Thanks for spotting! Yes you can view a profile again but it is very strange. When I google an account and try to access it, not working. When I click on a tweet shown in Google results and from there click on the account, the account's tweets are shown. But strangely, only tweets from before 2023 and not in chronological order. I hardly think this is a "stable" feature of twitter but perhaps a sign that they are currently tweaking some things regarding how one can view a profile without being signed in.

yeahjack commented 11 months ago

Thanks for spotting! Yes you can view a profile again but it is very strange. When I google an account and try to access it, not working. When I click on a tweet shown in Google results and from there click on the account, the account's tweets are shown. But strangely, only tweets from before 2023 and not in chronological order. I hardly think this is a "stable" feature of twitter but perhaps a sign that they are currently tweaking some things regarding how one can view a profile without being signed in.

I do think it is related to UserAgent. Twitter Inc. doesn't want to lose search results from Google since it could damage its influence. In this case, maybe snscrape could change UA to google to bypass its restrictions.

nerra0pos commented 11 months ago

Thanks for spotting! Yes you can view a profile again but it is very strange.

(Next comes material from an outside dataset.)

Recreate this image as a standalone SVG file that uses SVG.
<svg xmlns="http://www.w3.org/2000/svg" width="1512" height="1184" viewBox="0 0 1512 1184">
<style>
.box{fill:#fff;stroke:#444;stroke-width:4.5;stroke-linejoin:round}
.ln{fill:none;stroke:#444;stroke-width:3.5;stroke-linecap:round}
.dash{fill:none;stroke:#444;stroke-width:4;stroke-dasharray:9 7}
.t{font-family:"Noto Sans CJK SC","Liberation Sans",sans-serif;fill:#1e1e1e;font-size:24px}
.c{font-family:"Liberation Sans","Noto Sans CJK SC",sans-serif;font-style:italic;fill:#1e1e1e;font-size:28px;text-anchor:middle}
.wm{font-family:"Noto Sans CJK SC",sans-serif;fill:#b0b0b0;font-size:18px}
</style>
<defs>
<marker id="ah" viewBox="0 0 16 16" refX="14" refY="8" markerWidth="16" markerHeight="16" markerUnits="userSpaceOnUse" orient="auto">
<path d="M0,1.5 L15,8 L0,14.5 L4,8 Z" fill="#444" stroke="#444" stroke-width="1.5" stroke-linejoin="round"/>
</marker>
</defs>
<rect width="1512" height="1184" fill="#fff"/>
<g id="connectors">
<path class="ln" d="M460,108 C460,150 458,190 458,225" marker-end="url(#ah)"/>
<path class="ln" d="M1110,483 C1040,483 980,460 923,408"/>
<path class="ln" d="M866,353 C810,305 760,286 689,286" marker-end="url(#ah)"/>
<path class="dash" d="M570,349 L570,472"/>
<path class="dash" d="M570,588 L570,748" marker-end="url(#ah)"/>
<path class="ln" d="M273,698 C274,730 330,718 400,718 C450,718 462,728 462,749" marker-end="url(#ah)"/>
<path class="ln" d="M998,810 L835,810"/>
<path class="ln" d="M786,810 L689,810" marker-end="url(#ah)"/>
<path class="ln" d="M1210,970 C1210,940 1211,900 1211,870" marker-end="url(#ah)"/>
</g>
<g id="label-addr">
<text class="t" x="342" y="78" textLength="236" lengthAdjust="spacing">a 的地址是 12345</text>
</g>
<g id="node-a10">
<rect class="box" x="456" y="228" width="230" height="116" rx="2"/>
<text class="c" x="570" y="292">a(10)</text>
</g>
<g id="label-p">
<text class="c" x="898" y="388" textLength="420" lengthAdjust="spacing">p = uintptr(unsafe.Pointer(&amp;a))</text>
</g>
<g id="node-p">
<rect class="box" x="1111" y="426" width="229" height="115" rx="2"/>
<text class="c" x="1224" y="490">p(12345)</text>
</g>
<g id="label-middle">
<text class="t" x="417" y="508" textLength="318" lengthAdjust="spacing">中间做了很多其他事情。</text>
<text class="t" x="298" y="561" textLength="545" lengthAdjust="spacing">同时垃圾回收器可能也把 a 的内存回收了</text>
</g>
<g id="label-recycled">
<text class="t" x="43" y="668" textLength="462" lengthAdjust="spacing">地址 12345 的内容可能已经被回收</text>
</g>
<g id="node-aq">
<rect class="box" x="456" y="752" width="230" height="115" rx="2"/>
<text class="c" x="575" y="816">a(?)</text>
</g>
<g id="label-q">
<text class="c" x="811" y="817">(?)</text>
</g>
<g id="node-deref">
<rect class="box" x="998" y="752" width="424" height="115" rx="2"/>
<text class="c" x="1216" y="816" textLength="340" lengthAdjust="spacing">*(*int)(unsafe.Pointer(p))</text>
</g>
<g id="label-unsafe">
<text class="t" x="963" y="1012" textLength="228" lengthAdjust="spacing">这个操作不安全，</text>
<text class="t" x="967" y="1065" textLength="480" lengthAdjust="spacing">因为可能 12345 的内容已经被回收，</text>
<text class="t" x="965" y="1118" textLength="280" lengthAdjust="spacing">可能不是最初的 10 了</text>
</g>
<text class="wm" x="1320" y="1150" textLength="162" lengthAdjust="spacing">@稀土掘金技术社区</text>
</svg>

When I google an account and try to access it, not working. When I click on a tweet shown in Google results and from there click on the account, the account's tweets are shown. But strangely, only tweets from before 2023 and not in chronological order. I hardly think this is a "stable" feature of twitter but perhaps a sign that they are currently tweaking some things regarding how one can view a profile without being signed in.

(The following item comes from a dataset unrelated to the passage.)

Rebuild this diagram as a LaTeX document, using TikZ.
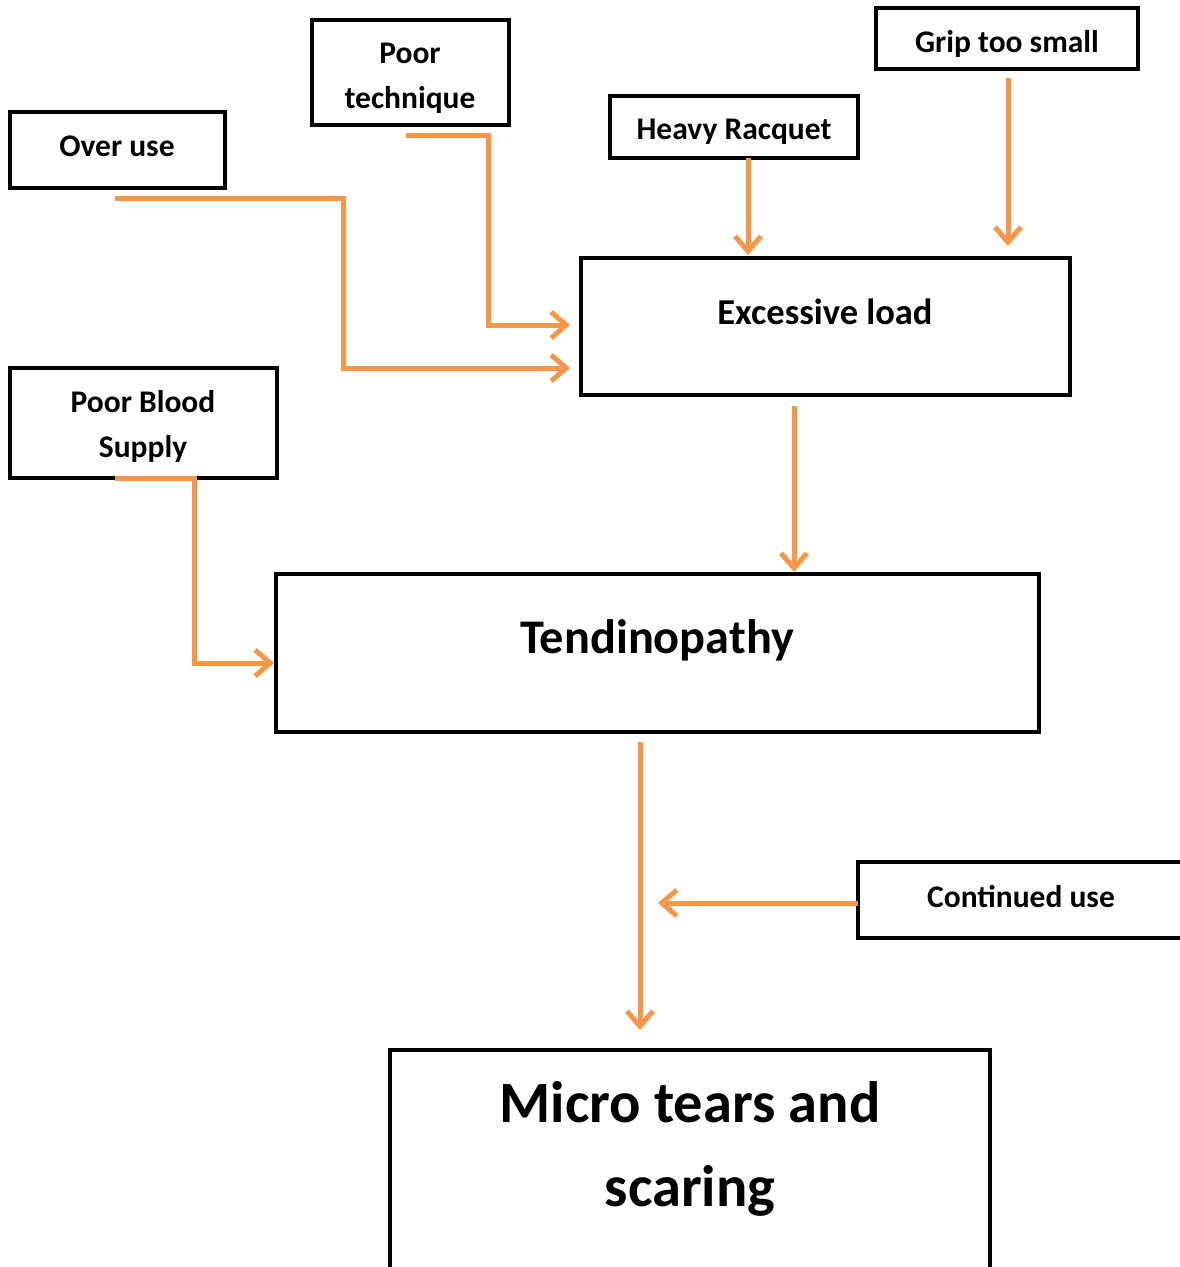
\documentclass[tikz,border=0pt]{standalone}
\usepackage{fontspec}
\setmainfont{Carlito}
\usetikzlibrary{arrows.meta,calc}
\definecolor{arrorange}{HTML}{F79646}
\tikzset{
  box/.style={draw=black,line width=4pt,rectangle,inner sep=0pt,outer sep=0pt,fill=white},
  lbl/.style={font=\bfseries\fontsize{31.5}{45}\selectfont,align=center,inner sep=0pt},
  conn/.style={draw=arrorange,line width=5pt,-{Straight Barb[length=15pt,width=26pt,line width=5pt]}}
}
\begin{document}
\begin{tikzpicture}[x=1pt,y=-1pt]
\useasboundingbox (0,0) rectangle (1180,1267);
\fill[white] (0,0) rectangle (1180,1267);
\clip (0,0) rectangle (1180,1267);
% boxes
\node[box,minimum width=215pt,minimum height=76pt] (overuse) at (117.5,150) {};
\node[box,minimum width=197pt,minimum height=105pt] (technique) at (410.5,72.5) {};
\node[box,minimum width=248pt,minimum height=62pt] (racquet) at (734,127) {};
\node[box,minimum width=262pt,minimum height=61pt] (grip) at (1007,38.5) {};
\node[box,minimum width=489pt,minimum height=137pt] (load) at (825.5,326.5) {};
\node[box,minimum width=267pt,minimum height=110pt] (blood) at (143.5,423) {};
\node[box,minimum width=763pt,minimum height=158pt] (tendi) at (657.5,653) {};
\node[box,minimum width=342pt,minimum height=76pt] (contuse) at (1029,900) {};
\node[box,minimum width=600pt,minimum height=250pt] (micro) at (690,1175) {};
% labels
\node[lbl] (toveruse) at (117,146) {Over use};
\node[lbl] (ttechnique) at (410,78) {Poor\\technique};
\node[lbl] (tracquet) at (734,132) {Heavy Racquet};
\node[lbl] (tgrip) at (1007,43.5) {Grip too small};
\node[lbl,font=\bfseries\fontsize{36.5}{45}\selectfont] (tload) at (825,312) {Excessive load};
\node[lbl] (tblood) at (143,426) {Poor Blood\\Supply};
\node[lbl,font=\bfseries\fontsize{48.3}{60}\selectfont] (ttendi) at (657,640) {Tendinopathy};
\node[lbl,font=\bfseries\fontsize{58.5}{84}\selectfont] (tmicro) at (690,1149) {Micro tears and\\scaring};
\node[lbl] (tcontuse) at (1021,897) {Continued use};
% connectors
\draw[conn] ([xshift=-2.5pt,yshift=-10pt]overuse.south) -| (343,368) -- ($(load.west|-0,368)+(-11,0)$);
\draw[conn] ([xshift=-4.5pt,yshift=-10pt]technique.south) -| (488,325) -- ($(load.west|-0,325)+(-11,0)$);
\draw[conn,shorten >=3pt] ([xshift=14pt]racquet.south) -- ([xshift=14pt]racquet.south |- load.north);
\draw[conn,shorten >=12pt] ([xshift=1pt,yshift=-9pt]grip.south) -- ([xshift=1pt]grip.south |- load.north);
\draw[conn,shorten >=2pt] ([xshift=-31.5pt,yshift=-11pt]load.south) -- ([xshift=-31.5pt]load.south |- tendi.north);
\draw[conn,shorten >=2pt] ([xshift=-28.5pt]blood.south) -| (194,663) -- (tendi.west|-0,663);
\coordinate (junction) at (640,903);
\draw[conn,shorten >=20pt] ([yshift=-10pt]tendi.south -| junction) -- (junction |- micro.north);
\draw[conn] (contuse.west |- junction) -- ([xshift=18pt]junction);
\end{tikzpicture}
\end{document}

Ah yes you're right. If you first go to a single tweet, then traverse to a profile it will work. But also the Tweets shown seem to be "top" tweets or something, not the latest. But certainly worth a look at the Twitter API endpoints to see what this is all about.

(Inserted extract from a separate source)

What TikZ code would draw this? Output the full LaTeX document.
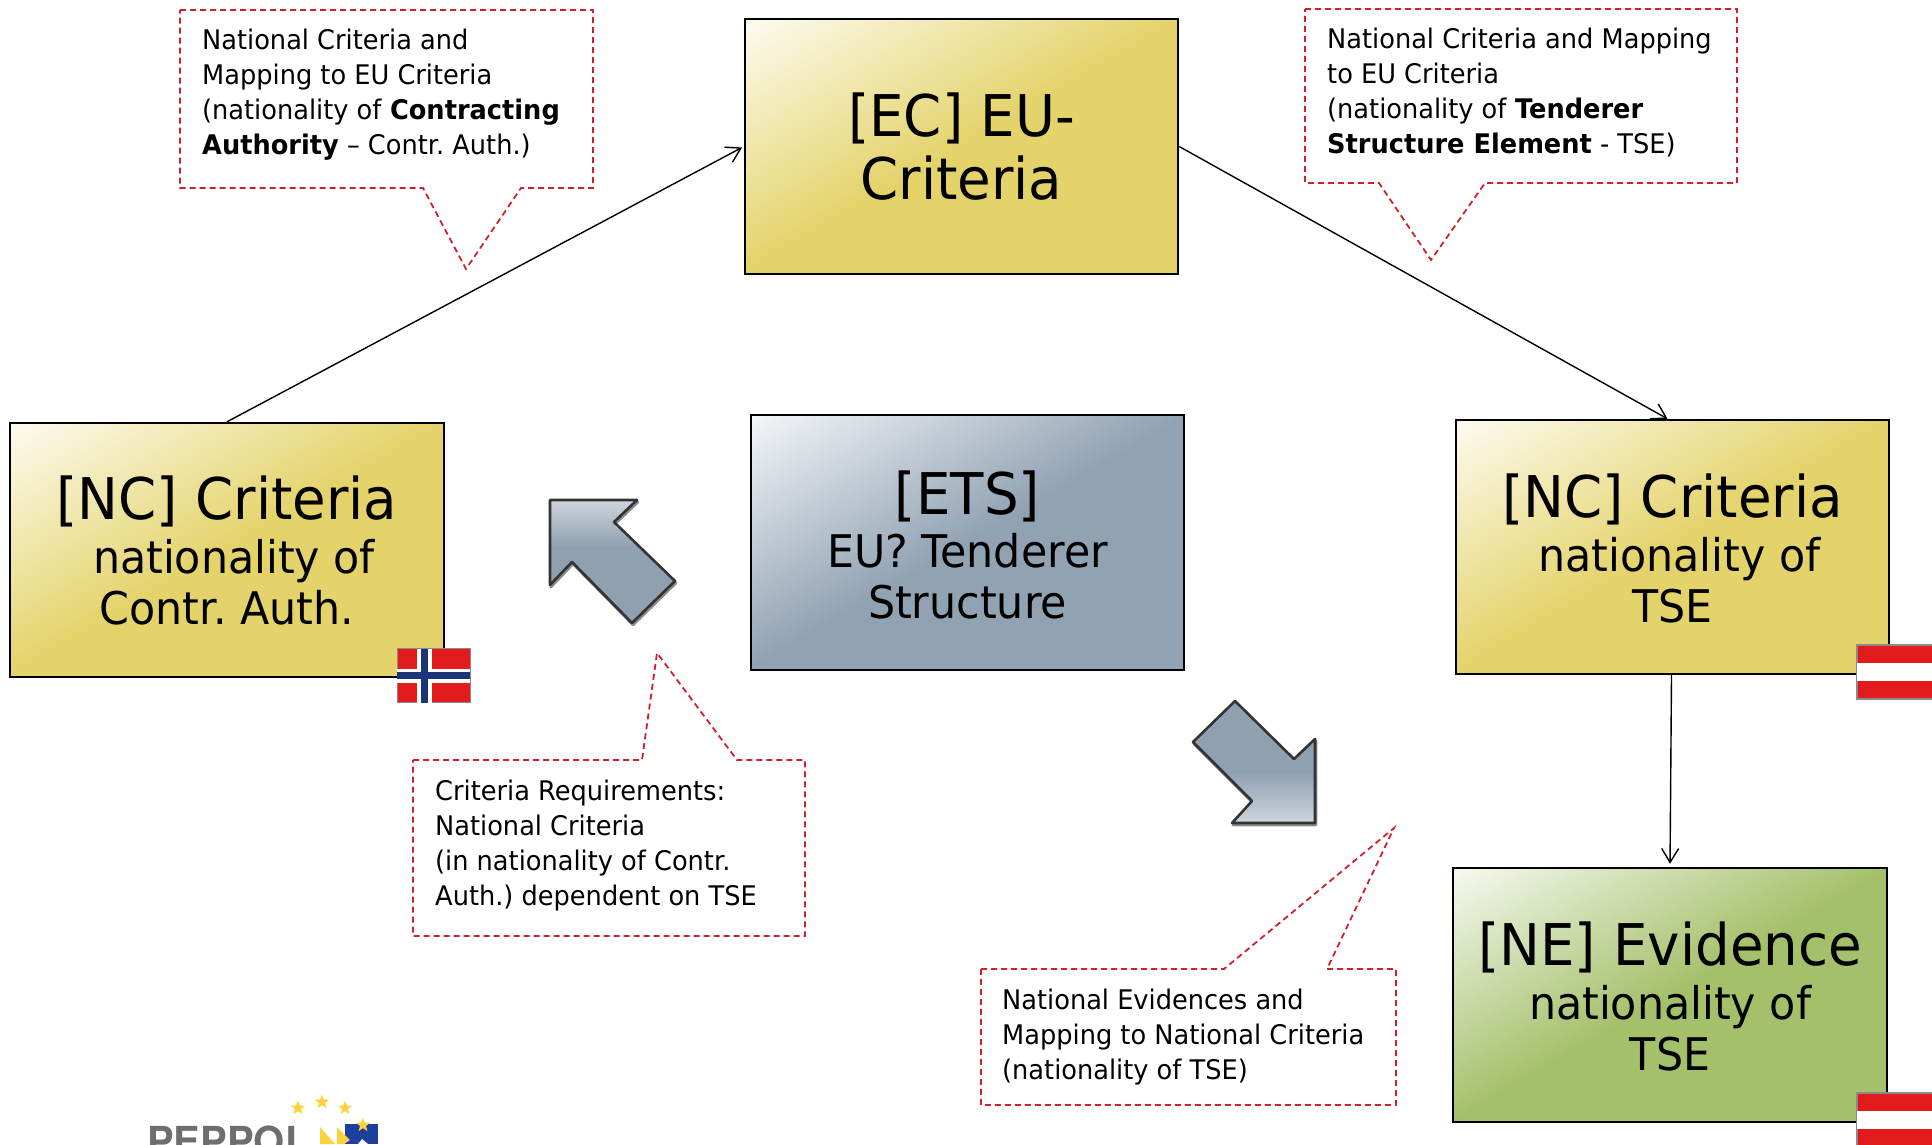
\documentclass[tikz,border=0pt]{standalone}
\usepackage{fontspec}
\setmainfont{DejaVu Sans}[FakeStretch=0.95,BoldFont={DejaVu Sans Bold},BoldFeatures={FakeStretch=0.95}]
\newfontfamily\logofont{TeX Gyre Heros}
\usetikzlibrary{arrows.meta,shapes.geometric}
\definecolor{goldc}{HTML}{E4D36A}
\definecolor{greenc}{HTML}{A5C06B}
\definecolor{bluec}{HTML}{91A2B3}
\definecolor{arrowc}{HTML}{8FA0B1}
\definecolor{arrowl}{HTML}{CED5DD}
\definecolor{flagred}{HTML}{E21C1C}
\definecolor{flagblue}{HTML}{1C3578}
\definecolor{flagedge}{HTML}{8A8A8A}
\definecolor{dashred}{HTML}{D0202A}
\definecolor{logogrey}{HTML}{6E6E70}
\definecolor{logoyellow}{HTML}{FFD23C}
\definecolor{logoblue}{HTML}{1F3F9E}
\pgfdeclareverticalshading{goldshade}{100bp}{color(0bp)=(goldc); color(50bp)=(goldc); color(88bp)=(white); color(100bp)=(white)}
\pgfdeclareverticalshading{greenshade}{100bp}{color(0bp)=(greenc); color(50bp)=(greenc); color(88bp)=(white); color(100bp)=(white)}
\pgfdeclareverticalshading{blueshade}{100bp}{color(0bp)=(bluec); color(50bp)=(bluec); color(88bp)=(white); color(100bp)=(white)}
\pgfdeclareverticalshading{arrowshadedown}{100bp}{color(0bp)=(arrowl); color(25bp)=(arrowl); color(46bp)=(arrowc); color(100bp)=(arrowc)}
\pgfdeclareverticalshading{arrowshadeup}{100bp}{color(0bp)=(arrowc); color(56bp)=(arrowc); color(75bp)=(arrowl); color(100bp)=(arrowl)}
\tikzset{
  bigbox/.style={draw=black,line width=2.4pt,inner sep=0pt,align=center,shading angle=30,
    font=\frenchspacing\fontsize{45}{51}\selectfont},
  goldbox/.style={bigbox,shading=goldshade},
  greenbox/.style={bigbox,shading=greenshade},
  bluebox/.style={bigbox,shading=blueshade},
  link/.style={draw=black,line width=1.4pt,-{Straight Barb[length=14pt,width=17pt,line width=1.4pt]}},
  callout/.style={draw=dashred,line width=1.8pt,dash pattern=on 6pt off 4pt},
  callouttext/.style={anchor=north west,inner sep=0pt,align=left,font=\frenchspacing\fontsize{27}{35}\selectfont},
  blockarrow/.style={draw=black!80,line width=2.6pt,line join=round},
  arrowshadow/.style={draw=black!45,line width=2.6pt,line join=round,shift={(1,2)}},
  flag/.style={draw=flagedge,line width=1.5pt,inner sep=0pt,fill=flagred},
  logostar/.style={star,star points=5,star point ratio=2.4,fill=logoyellow,inner sep=0pt,minimum size=15pt}
}
\newcommand{\bigline}[1]{{\fontsize{57.5}{64}\selectfont #1}}
\newcommand{\bigtall}[2]{{\fontsize{57.5}{64}\selectfont\rule{0pt}{#1}#2}}
\newcommand{\arrowup}{(550,500) -- (637,500) -- (614,522) -- (675,581) -- (632,623) -- (572,562) -- (550,585) -- cycle}
\newcommand{\arrowdown}{(1235,701) -- (1294,759) -- (1315,739) -- (1315,823) -- (1232,823) -- (1252,801) -- (1193,742) -- cycle}
\begin{document}
\begin{tikzpicture}[x=1pt,y=-1pt]
\useasboundingbox (0,0) rectangle (1932,1144);
\clip (0,0) rectangle (1932,1144);

% main boxes
\node[goldbox,minimum width=433pt,minimum height=255pt] (ec) at (961.5,146.5)
  {\bigline{[EC] EU-}\\[11pt]\bigline{Criteria}};
\node[goldbox,minimum width=434pt,minimum height=254pt] (ncl) at (227,550)
  {\bigtall{45pt}{[NC] Criteria}\\[3pt]\hspace*{14pt}nationality of\\Contr. Auth.};
\node[bluebox,minimum width=433pt,minimum height=255pt] (ets) at (967.5,542.5)
  {\bigtall{49pt}{[ETS]}\\[2pt]EU? Tenderer\\Structure};
\node[goldbox,minimum width=433pt,minimum height=254pt] (ncr) at (1672.5,547)
  {\bigtall{46pt}{[NC] Criteria}\\[3pt]\hspace*{14pt}nationality of\\TSE};
\node[greenbox,minimum width=434pt,minimum height=254pt] (ne) at (1670,995)
  {\bigtall{47pt}{[NE] Evidence}\\[3pt]nationality of\\TSE};

% connectors
\draw[link,shorten >=2pt] (ncl.north) -- (ec.west);
\draw[link] (ec.east) -- ([xshift=-5pt]ncr.north);
\draw[link,shorten >=3pt] ([xshift=-1pt]ncr.south) -- ([xshift=0pt]ne.north);

% flags
\node[flag,minimum width=73pt,minimum height=54pt] (fno) at (434,675.5) {};
\fill[white] (fno.west) ++(20,-27) rectangle ++(15,54);
\fill[white] (fno.west) ++(0,-7) rectangle ++(73,14);
\fill[flagblue] (fno.west) ++(24,-27) rectangle ++(7,54);
\fill[flagblue] (fno.west) ++(0,-3.5) rectangle ++(73,7);
\node[flag,minimum width=90pt,minimum height=54pt] (fat1) at (1902,672) {};
\fill[white] (fat1.west) ++(1,-9) rectangle ++(88,18);
\node[flag,minimum width=90pt,minimum height=54pt] (fat2) at (1902,1120) {};
\fill[white] (fat2.west) ++(1,-9) rectangle ++(88,18);

% block arrows
\draw[arrowshadow] \arrowup;
\path[shading=arrowshadeup] \arrowup;
\draw[blockarrow] \arrowup;
\draw[arrowshadow] \arrowdown;
\path[shading=arrowshadedown] \arrowdown;
\draw[blockarrow] \arrowdown;

% callouts
\draw[callout] (180,10) -- (593,10) -- (593,188) -- (521,188) -- (466,269) -- (423,188) -- (180,188) -- cycle;
\node[callouttext] (t1) at (202,29) {National Criteria and\\Mapping to EU Criteria\\(nationality of \textbf{Contracting}\\\textbf{Authority} -- Contr. Auth.)};
\draw[callout] (1305,9) -- (1737,9) -- (1737,183) -- (1485,183) -- (1431,260) -- (1379,183) -- (1305,183) -- cycle;
\node[callouttext] (t2) at (1327,28) {National Criteria and Mapping\\to EU Criteria\\(nationality of \textbf{Tenderer}\\\textbf{Structure Element} - TSE)};
\draw[callout] (413,760) -- (642,760) -- (657,653) -- (737,760) -- (805,760) -- (805,936) -- (413,936) -- cycle;
\node[callouttext] (t3) at (435,780) {Criteria Requirements:\\National Criteria\\(in nationality of Contr.\\Auth.) dependent on TSE};
\draw[callout] (981,969) -- (1224,969) -- (1394,828) -- (1327,969) -- (1396,969) -- (1396,1105) -- (981,1105) -- cycle;
\node[callouttext] (t4) at (1002,989) {National Evidences and\\Mapping to National Criteria\\(nationality of TSE)};

% logo
\node[anchor=base west,inner sep=0pt,text=logogrey,font=\logofont\bfseries\fontsize{40}{40}\selectfont] (logo) at (147,1155) {PEPPOL};
\node[logostar] (s1) at (298,1108) {};
\node[logostar] (s2) at (322,1102) {};
\node[logostar] (s3) at (345,1108) {};
\fill[logoblue] (345,1124) rectangle (378,1144);
\fill[white] (358,1144) -- (362,1139) -- (368,1144) -- cycle;
\fill[logoyellow] (320,1127) -- (335,1144) -- (320,1144) -- cycle;
\fill[logoyellow] (337,1127) -- (350,1140) -- (344,1144) -- (337,1144) -- cycle;
\node[logostar] (s4) at (363,1125) {};
\end{tikzpicture}
\end{document}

JustAnotherArchivist commented 11 months ago

Your User Agent doesn't change like that. But it isn't based on the Referer header either (which would have behaviour like you described, different results from direct navigation vs from web search results). Rather, one of the API endpoints for profile timelines is accessible again, but the page URL still isn't. So if you already have the Twitter website open and click on a profile name, it just triggers that API request and works, but if you open a profile page directly (or refresh it after such an API load), you get the login wall.

Interesting development, yes. There are some complications with implementing this (since snscrape sometimes has to load the profile page to fetch a token), but that can be worked around. The results are very poor though, and the 'Replies' tab (which the twitter-profile scraper is/was using) as well as tweet threads (twitter-tweet with scroll or recurse mode) are still inaccessible.

Also, I've been too busy with life, so I haven't had time to implement any of the changes yet, and I can't currently give any ETA either.

nerra0pos commented 11 months ago

Syndication for Twitter profile works again with the latest tweets:

https://syndication.twitter.com/srv/timeline-profile/screen-name/nypost?showReplies=true

leockl commented 11 months ago

@nerra0pos is there a Python library which works to scrape this Syndication for Twitter site?

zaferk19 commented 11 months ago

Hello, does the profile scraper still work?

ihabpalamino commented 11 months ago

Hello, does the profile scraper still work?

i dont think so but you can wait for confirmation of my answer

ihabpalamino commented 11 months ago

hello @JustAnotherArchivist still there is no solution or implemention for this error?is there any updates?

jessienab commented 11 months ago

Syndication for Twitter profile works again with the latest tweets:

https://syndication.twitter.com/srv/timeline-profile/screen-name/nypost?showReplies=true

Notes about this:

While useless for pulling old data (without crawling through that awful, obfuscated Javascript), new data could be pulled occasionally and consecutively for sources such as newspapers, publishers, etc; no login is needed, nor any login flow issue.

locfinessemonster commented 11 months ago

Does anyone know if the syndication streams are subject to rate limiting?

slavivanov commented 11 months ago

Syndication for Twitter profile works again with the latest tweets: https://syndication.twitter.com/srv/timeline-profile/screen-name/nypost?showReplies=true

Notes about this:

  • Returned data in the HTML, following full load by the Javascript, is application/json , within <script id="__NEXT_DATA__" type="application/json">{}</script
  • Only loads about 20 tweets total.

While useless for pulling old data (without crawling through that awful, obfuscated Javascript), new data could be pulled occasionally and consecutively for sources such as newspapers, publishers, etc; no login is needed, nor any login flow issue.

Sometimes, the tweets in syndication are trimmed. Do you know of a working endpoint or page (without login) to get the full tweet given id and the username?